Etching, on thick wove paper; signed in the plate Dazzi R, inscribed in pencil at the bottom right corner Romano Dazzi 1922. To the platemark 248 x 330 mm, the full sheet measuring 312 nx 399 mm.
PROVENANCE: the print was pulled at the Calcografia in Rome and bears at the bottom right corner the embossed mark R. CALCOGRAFIA PROVA DI RAMI PRIVATI.
Two other specimens of the print are kept at the Istituto Nazionale per la Grafica in Rome (FN 28293, FN 28294)
The son of the famous sculptor Arturo Dazzi (1881 - 1966), Romano shows an exceptional predisposition to drawing from the very early childhood; so much so that in 1919 the Galleria d’Arte Bragaglia, in Rome, organizes an exhibition of one hundred and forty drawings by the 14 years old boy. The introduction to the catalog is written by Ugo Ojetti, one of the many illustrious family friends, who becomes a paternal mentor of the young artist.
In 1923 Romano was sent to Libya by the Italian Government, to document the military operations and to execute drawings of colonial subject. The months spent in the desert leave an indelible mark in him. The artist discovers his passion for the African world, which will remain a constant of his artistic production along with his extraordinary activity of portraitist of wild animals, which he begun in childhood at the zoo of Rome.
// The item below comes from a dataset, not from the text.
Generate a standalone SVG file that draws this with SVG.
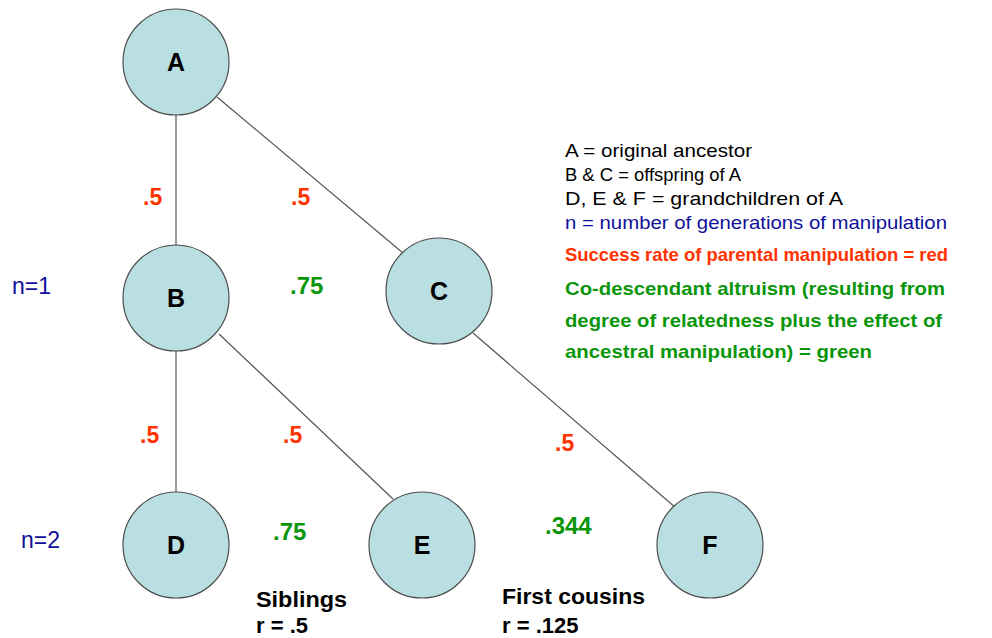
<svg xmlns="http://www.w3.org/2000/svg" width="992" height="638" viewBox="0 0 992 638">
  <style>
    .node { fill: #b9dfe2; stroke: #4d4d4d; stroke-width: 1.2; }
    .lbl { font-family: "Liberation Sans", Arial, sans-serif; font-size: 25px; font-weight: bold; fill: #000; text-anchor: middle; }
    .edge { stroke: #555; stroke-width: 1.2; fill: none; }
    .rate { font-family: "Liberation Sans", Arial, sans-serif; font-size: 23px; font-weight: bold; fill: #ff3300; }
    .alt { font-family: "Liberation Sans", Arial, sans-serif; font-size: 24px; font-weight: bold; fill: #0a960a; }
    .gen { font-family: "Liberation Sans", Arial, sans-serif; font-size: 23px; fill: #10109a; }
    .key { font-family: "Liberation Sans", Arial, sans-serif; font-size: 19px; fill: #000; }
    .keyb { font-family: "Liberation Sans", Arial, sans-serif; font-size: 19px; font-weight: bold; }
    .note { font-family: "Liberation Sans", Arial, sans-serif; font-size: 22px; font-weight: bold; fill: #000; }
  </style>
  <rect width="992" height="638" fill="#ffffff"/>

  <!-- connectors -->
  <g id="connectors">
    <line class="edge" x1="176" y1="115" x2="176" y2="245"/>
    <line class="edge" x1="217" y1="97" x2="403" y2="253"/>
    <line class="edge" x1="176" y1="351" x2="176" y2="492"/>
    <line class="edge" x1="219" y1="334" x2="393" y2="499"/>
    <line class="edge" x1="473" y1="333" x2="676" y2="508"/>
  </g>

  <!-- nodes -->
  <g id="node-A"><circle class="node" cx="176" cy="62" r="53"/><text class="lbl" x="176" y="71">A</text></g>
  <g id="node-B"><circle class="node" cx="176" cy="298" r="53"/><text class="lbl" x="176" y="307">B</text></g>
  <g id="node-C"><circle class="node" cx="439" cy="291" r="53"/><text class="lbl" x="439" y="300">C</text></g>
  <g id="node-D"><circle class="node" cx="176" cy="545" r="53"/><text class="lbl" x="176" y="554">D</text></g>
  <g id="node-E"><circle class="node" cx="422" cy="545" r="53"/><text class="lbl" x="422" y="554">E</text></g>
  <g id="node-F"><circle class="node" cx="710" cy="545" r="53"/><text class="lbl" x="710" y="554">F</text></g>

  <!-- manipulation success rates -->
  <g id="rates">
    <text class="rate" x="143" y="205">.5</text>
    <text class="rate" x="291" y="205">.5</text>
    <text class="rate" x="140" y="443">.5</text>
    <text class="rate" x="283" y="443">.5</text>
    <text class="rate" x="555" y="451">.5</text>
  </g>

  <!-- co-descendant altruism values -->
  <g id="altruism">
    <text class="alt" x="290" y="294">.75</text>
    <text class="alt" x="273" y="540">.75</text>
    <text class="alt" x="545" y="534">.344</text>
  </g>

  <!-- generation markers -->
  <g id="generations">
    <text class="gen" x="12" y="294">n=1</text>
    <text class="gen" x="21" y="548">n=2</text>
  </g>

  <!-- key -->
  <g id="key">
    <text class="key" x="565" y="157" textLength="187" lengthAdjust="spacingAndGlyphs">A = original ancestor</text>
    <text class="key" x="565" y="181" textLength="176" lengthAdjust="spacingAndGlyphs">B &amp; C = offspring of A</text>
    <text class="key" x="565" y="205" textLength="278" lengthAdjust="spacingAndGlyphs">D, E &amp; F = grandchildren of A</text>
    <text class="key" x="565" y="229" style="fill:#10109a" textLength="382" lengthAdjust="spacingAndGlyphs">n = number of generations of manipulation</text>
    <text class="keyb" x="565" y="261" fill="#ff3300" textLength="383" lengthAdjust="spacingAndGlyphs">Success rate of parental manipulation = red</text>
    <text class="keyb" x="565" y="295" fill="#0a960a" textLength="380" lengthAdjust="spacingAndGlyphs">Co-descendant altruism (resulting from</text>
    <text class="keyb" x="565" y="327" fill="#0a960a" textLength="377" lengthAdjust="spacingAndGlyphs">degree of relatedness plus the effect of</text>
    <text class="keyb" x="565" y="358" fill="#0a960a" textLength="307" lengthAdjust="spacingAndGlyphs">ancestral manipulation) = green</text>
  </g>

  <!-- relationship notes -->
  <g id="notes">
    <text class="note" x="256" y="607" textLength="91" lengthAdjust="spacingAndGlyphs">Siblings</text>
    <text class="note" x="256" y="633">r = .5</text>
    <text class="note" x="502" y="604" textLength="143" lengthAdjust="spacingAndGlyphs">First cousins</text>
    <text class="note" x="502" y="633">r = .125</text>
  </g>
</svg>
In 1926 Romano obtained the task of decorating the Aula Magna of the Accademia di Educazione Fisica in Rome, finishing the work in 1932. His rich production of studies of athletes, boxers and divers, earned him the prize for painting at the Berlin Olympics in 1936.
In 1987 the Gabinetto Disegni e Stampe at the Uffizi acquired a conspicuous nucleus of drawings by Romano Dazzi. Then followed other exhibitions of his drawings: in 1988 at the Galleria Carlo Virgilio, in Rome, and in 2009 at the Galleria Francesca Antonacci & Damiano Lapiccirella (Rome / Florence).